Cuando Jeremiah y Bikram se fueron con sus padres, el señor Wallaker me dio las llaves de mi coche.

—¿Está usted bien? —Y después de mirarme a la cara, decidió—: La llevaré a casa.

—Estoy perfectamente bien —mentí.

—Escuche —dijo él con su ligera sonrisa—, dejar que alguien la ayude no la convierte en una superfeminista menos profesional.

Ya en casa, cuando acomodé a los niños en el sofá, el señor Wallaker comentó en voz baja:

—¿Qué necesita?

—Sus peluches. Están arriba, en las literas.

—¿Puffle Dos?

—Sí. Y Uno y Tres, Mario, Horsio y Saliva.

—¿Saliva?

—La muñequita de Mabel.

Cuando volvió con ellos, yo estaba intentando encender la tele, con la mirada clavada en los mandos.

—¿Quiere que pruebe yo?

Bob Esponja cobró vida y el señor Wallaker me llevó tras el sofá.

Entonces empecé a sollozar, en silencio.

—Chisss, Chisss —musitó él, y me rodeó con sus fuertes brazos—. Nadie ha salido herido, sabía que no iba a pasar nada.

Me apoyé contra él sorbiéndome la nariz y gimoteando.

—Lo está haciendo bien, Bridget —aseguró con voz queda—. Es una buena madre, y padre, mejor que algunos que tienen ocho personas de servicio y un piso en Montecarlo. Aunque me haya manchado la camiseta de mocos.

Y fue como cuando te vas de vacaciones, se abre la puerta del avión y te recibe una ráfaga de aire tibio. Fue como sentarse al final del día.

Entonces Mabel gritó:

—¡Mamiii! ¡Bob Ezponja ze ha acabado!

Y a la vez sonó el timbre.

Era Rebecca.

—Acabamos de enterarnos de lo del colegio —dijo mientras bajaba ruidosamente la escalera con una tira de minúsculas luces LED navideñas en el pelo—. ¿Qué ha pasado? ¡Ah! —exclamó al ver al señor Wallaker—, hola, Scott.

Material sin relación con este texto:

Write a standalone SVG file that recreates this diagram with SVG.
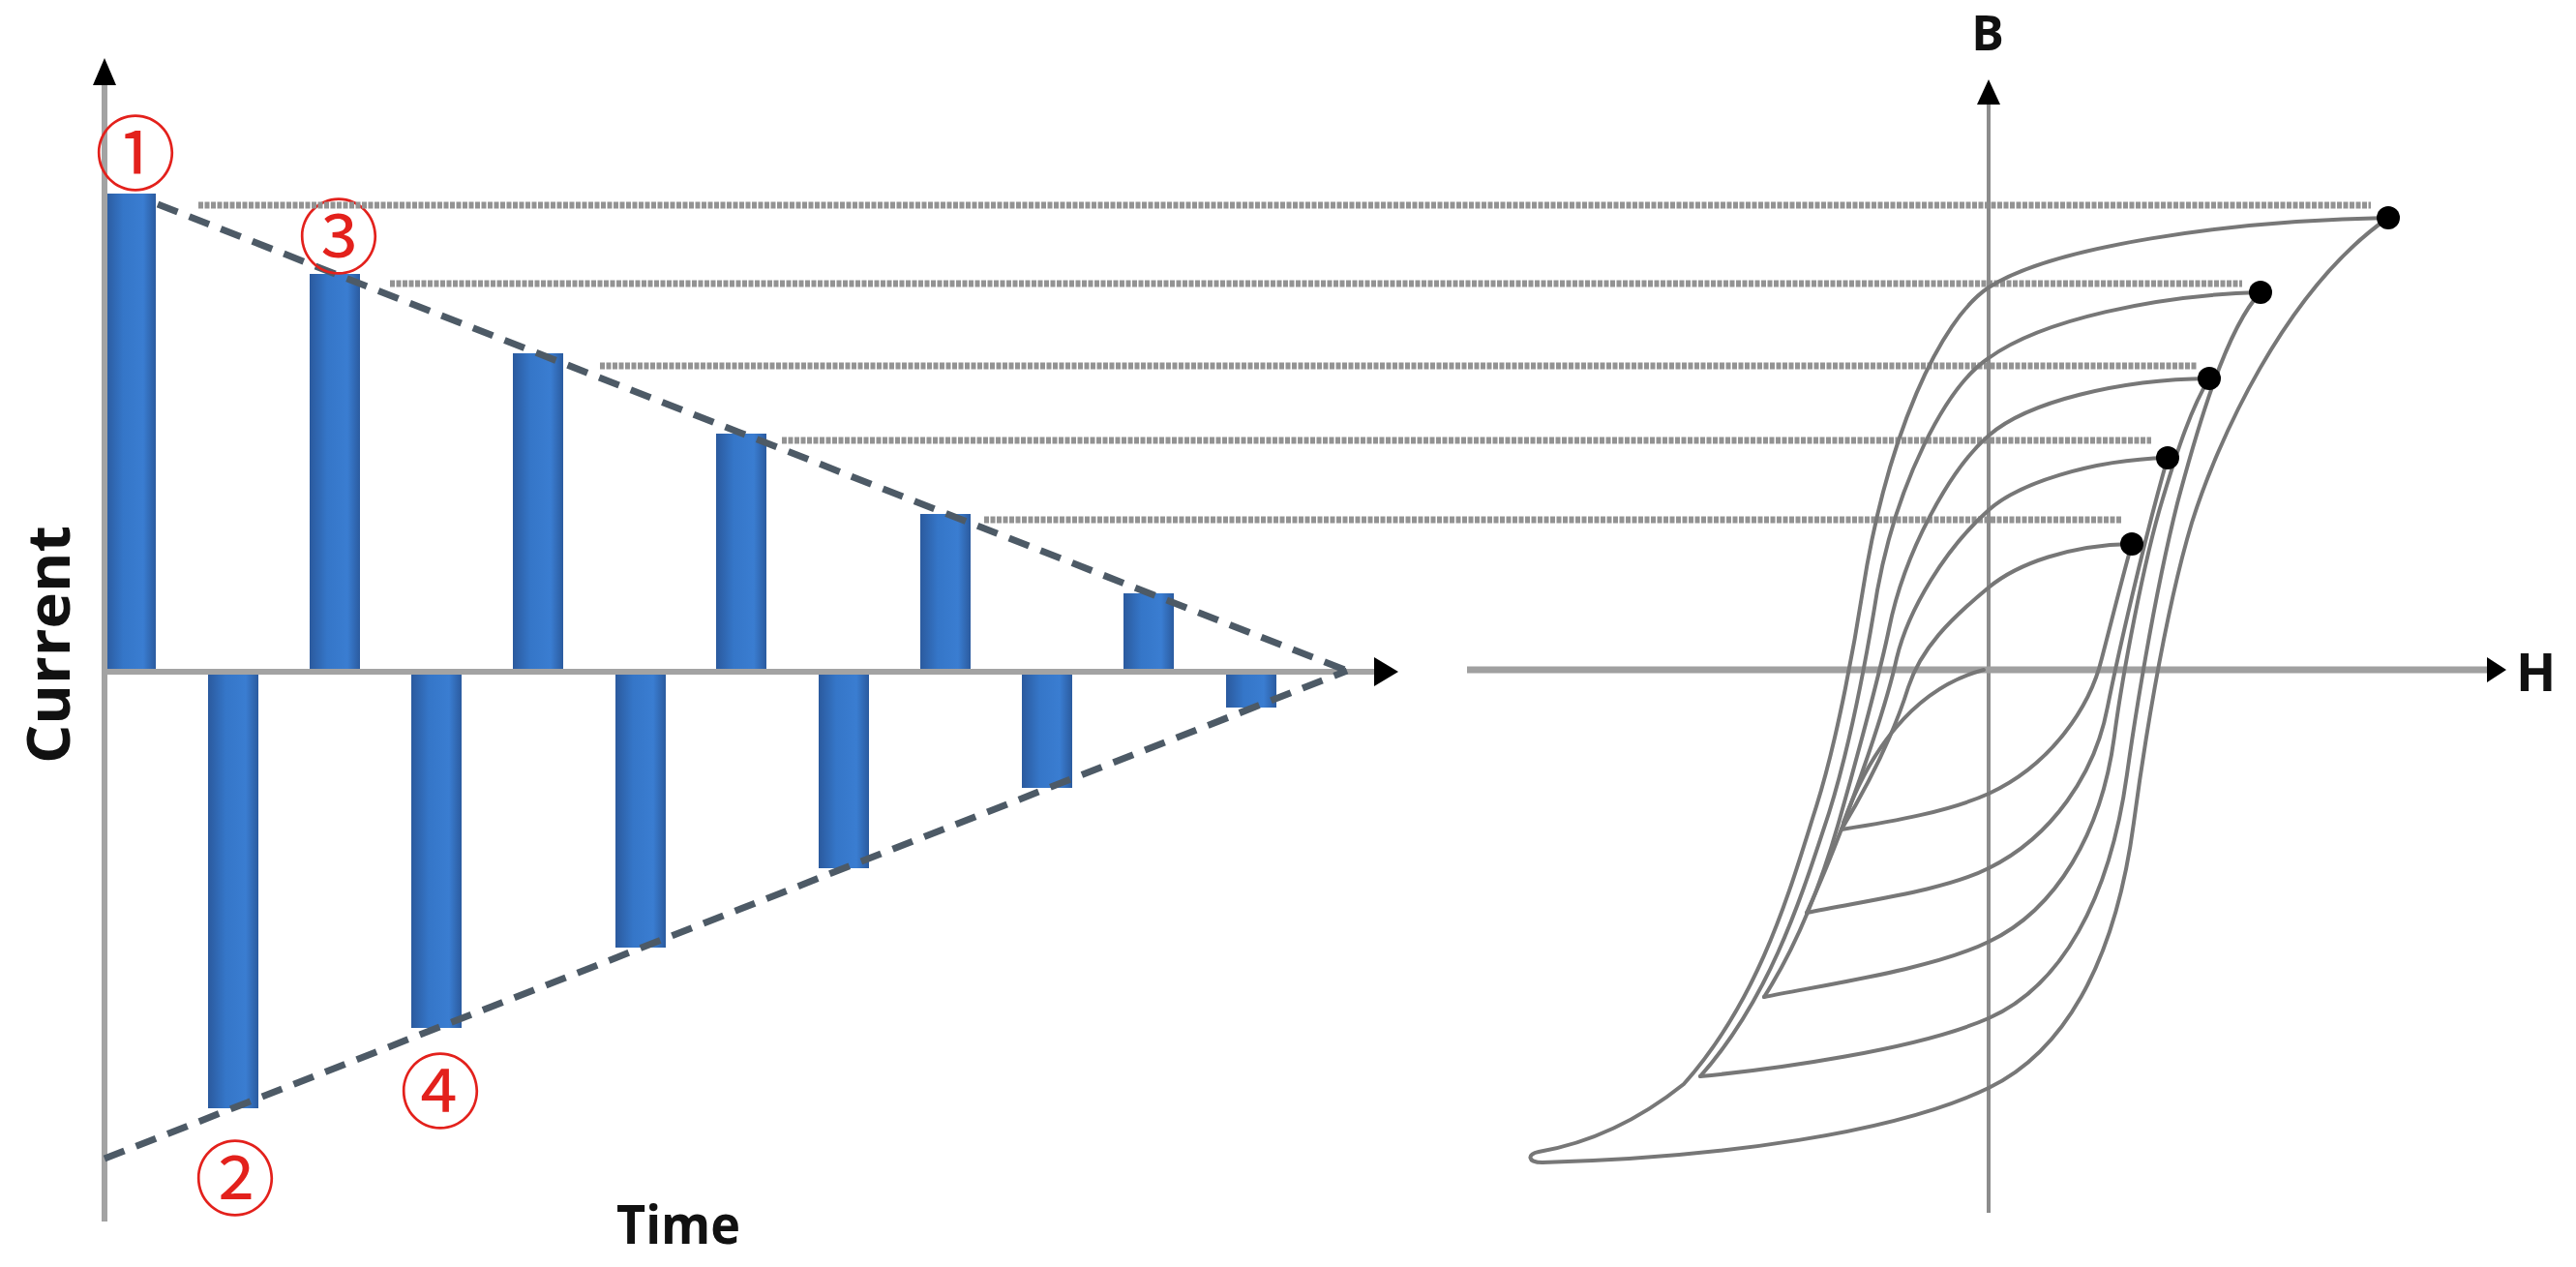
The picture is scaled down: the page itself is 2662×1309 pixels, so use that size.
<svg xmlns="http://www.w3.org/2000/svg" width="2662" height="1309" viewBox="0 0 2662 1309">
<style>
.axis{stroke:#a3a3a3;stroke-width:6;fill:none}
.axisB{stroke:#8c8c8c;stroke-width:4;fill:none}
.axisH{stroke:#a0a0a0;stroke-width:7;fill:none}
.trend{stroke:#4d5a66;stroke-width:7;stroke-dasharray:22 13;fill:none}
.proj{stroke:#939393;stroke-width:7;stroke-dasharray:5 1.5;fill:none}
.loop{stroke:#777;stroke-width:4;fill:none;stroke-linecap:round}
.dot{fill:#000}
.head{fill:#000}
.bar{fill:url(#barGrad)}
.lbl{font-family:"Open Sans","Liberation Sans",sans-serif;font-weight:700;fill:#111}
.num{font-family:"Noto Sans CJK JP","DejaVu Sans",sans-serif;fill:#e3211c;text-anchor:middle}
</style>
<defs>
<linearGradient id="barGrad" x1="0" y1="0" x2="1" y2="0">
<stop offset="0" stop-color="#2b5a9e"/>
<stop offset="0.35" stop-color="#3576c8"/>
<stop offset="0.75" stop-color="#3a7dd1"/>
<stop offset="1" stop-color="#2b5b9f"/>
</linearGradient>
</defs>
<rect width="2662" height="1309" fill="#fff"/>

<g id="current-chart">
<g id="bars-positive">
<rect class="bar" x="109" y="200" width="52" height="494"/>
<rect class="bar" x="320" y="283" width="52" height="411"/>
<rect class="bar" x="530" y="365" width="52" height="329"/>
<rect class="bar" x="740" y="448" width="52" height="246"/>
<rect class="bar" x="951" y="531" width="52" height="163"/>
<rect class="bar" x="1161" y="613" width="52" height="81"/>
</g>
<g id="bars-negative">
<rect class="bar" x="215" y="694" width="52" height="451"/>
<rect class="bar" x="425" y="694" width="52" height="368"/>
<rect class="bar" x="636" y="694" width="52" height="285"/>
<rect class="bar" x="846" y="694" width="52" height="203"/>
<rect class="bar" x="1056" y="694" width="52" height="120"/>
<rect class="bar" x="1267" y="694" width="52" height="37"/>
</g>
<g id="current-axes">
<line class="axis" x1="108" y1="1262" x2="108" y2="84"/>
<polygon class="head" points="108,60 96,88 120,88"/>
<line class="axis" x1="108" y1="694" x2="1422" y2="694"/>
<polygon class="head" points="1445,694 1420,679 1420,709"/>
</g>
<g id="envelope">
<line class="trend" x1="163" y1="211" x2="1392" y2="693"/>
<line class="trend" x1="108" y1="1197" x2="1392" y2="693"/>
</g>
<text class="lbl" transform="translate(72,666) rotate(-90)" text-anchor="middle" font-size="60" textLength="246" lengthAdjust="spacingAndGlyphs">Current</text>
<text class="lbl" x="637" y="1285" font-size="56" textLength="128" lengthAdjust="spacingAndGlyphs">Time</text>
<text class="num" x="140" y="190" font-size="84">①</text>
<text class="num" x="350" y="276" font-size="84">③</text>
<text class="num" x="243" y="1249" font-size="84">②</text>
<text class="num" x="455" y="1159" font-size="84">④</text>
</g>

<g id="projections">
<line class="proj" x1="205" y1="212" x2="2450" y2="212"/>
<line class="proj" x1="403" y1="293" x2="2317" y2="293"/>
<line class="proj" x1="620" y1="378" x2="2270" y2="378"/>
<line class="proj" x1="808" y1="455" x2="2223" y2="455"/>
<line class="proj" x1="1017" y1="537" x2="2193" y2="537"/>
</g>

<g id="bh-chart">
<g id="bh-axes">
<line class="axisB" x1="2055" y1="1253" x2="2055" y2="104"/>
<polygon class="head" points="2055,82 2043,108 2067,108"/>
<line class="axisH" x1="1516" y1="692" x2="2572" y2="692"/>
<polygon class="head" points="2590,692 2570,679 2570,705"/>
<text class="lbl" x="2054" y="52" font-size="50" text-anchor="middle">B</text>
<text class="lbl" x="2600" y="714" font-size="54">H</text>
</g>
<g id="loop-1">
<path class="loop" d="M2468,225 C2300,228 2120,255 2055,297 C2005,330 1950,450 1925,610 C1918,655 1900,760 1877,833 C1850,918 1820,1030 1740,1120 C1680,1168 1625,1184 1590,1190 C1578,1192 1578,1201 1594,1201"/>
<path class="loop" d="M1594,1201 C1780,1196 1960,1170 2055,1124 C2130,1088 2185,1000 2205,850 C2213,790 2235,640 2265,540 C2290,460 2360,300 2468,225"/>
</g>
<g id="loop-2">
<path class="loop" d="M2336,302 C2230,305 2110,330 2055,370 C2010,400 1960,500 1940,610 C1932,660 1915,760 1890,840 C1862,925 1830,1030 1757,1112"/>
<path class="loop" d="M1757,1112 C1830,1105 1980,1085 2055,1052 C2130,1019 2180,930 2198,800 C2205,750 2225,620 2250,520 C2270,445 2300,340 2336,302"/>
</g>
<g id="loop-3">
<path class="loop" d="M2283,391 C2190,392 2095,415 2055,450 C2015,485 1968,570 1952,650 C1945,685 1920,780 1900,850 C1880,920 1855,980 1823,1030"/>
<path class="loop" d="M1823,1030 C1900,1015 2000,1000 2055,973 C2125,940 2172,860 2185,760 C2193,700 2215,580 2235,515 C2250,465 2265,420 2283,391"/>
</g>
<g id="loop-4">
<path class="loop" d="M2240,473 C2160,475 2085,500 2055,527 C2010,567 1972,630 1960,680 C1948,735 1905,860 1867,943"/>
<path class="loop" d="M1867,943 C1930,930 2010,920 2055,897 C2120,865 2165,800 2178,730 C2188,680 2215,560 2240,473"/>
</g>
<g id="loop-5">
<path class="loop" d="M2203,562 C2140,563 2085,582 2055,607 C2015,640 1985,670 1972,710 C1955,765 1925,820 1903,857"/>
<path class="loop" d="M1903,857 C1960,848 2015,838 2055,820 C2120,790 2160,730 2172,680 C2185,630 2195,590 2203,562"/>
</g>
<g id="final-curve">
<path class="loop" d="M1905,850 C1930,780 1975,712 2050,692"/>
</g>
<g id="tips">
<circle class="dot" cx="2468" cy="225" r="12"/>
<circle class="dot" cx="2336" cy="302" r="12"/>
<circle class="dot" cx="2283" cy="391" r="12"/>
<circle class="dot" cx="2240" cy="473" r="12"/>
<circle class="dot" cx="2203" cy="562" r="12"/>
</g>
</g>
</svg>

—Hola —contestó él—. Me alegro de verte. Y con algo tan discreto en la cabeza, qué raro… pero aun así me alegro.

Llegaron Finn, Oleander y Jake, y la casa se llenó de ruidos y chocolate, y Villanian y Xbox, y todo el mundo iba de acá para allá. Yo seguía intentando hablar con Billy para ayudarlo a digerir lo sucedido, pero él sólo decía: «¡Mamiii! ¡Soy un superhéroe! ¿Vale?»

Vi que el señor Wallaker hablaba con Jake, ambos altos, atractivos, viejos amigos, padres. Rebecca miró al señor Wallaker y me miró a mí enarcando una ceja, pero entonces a él le sonó el teléfono, y me di cuenta de que hablaba con Miranda.

—Tengo que irme —dijo de repente en cuanto colgó—. Vosotros os ocupáis de ellos esta noche, ¿no, Jake?

Con el corazón en un puño, lo acompañé a la puerta y empecé a balbucir:

—Le estoy muy agradecida. El superhéroe es usted. Sin duda.

—Ha sido un placer —contestó. Bajó los escalones y luego se dio la vuelta y añadió con suavidad—: Superheroína.

Y siguió caminando hacia la calle principal, los taxis y una chica que parece sacada de una revista. Lo miré marchar, entristecida, y pensando: «¿Superheroína? Aun así me gustaría tener a alguien a quien tirarme.»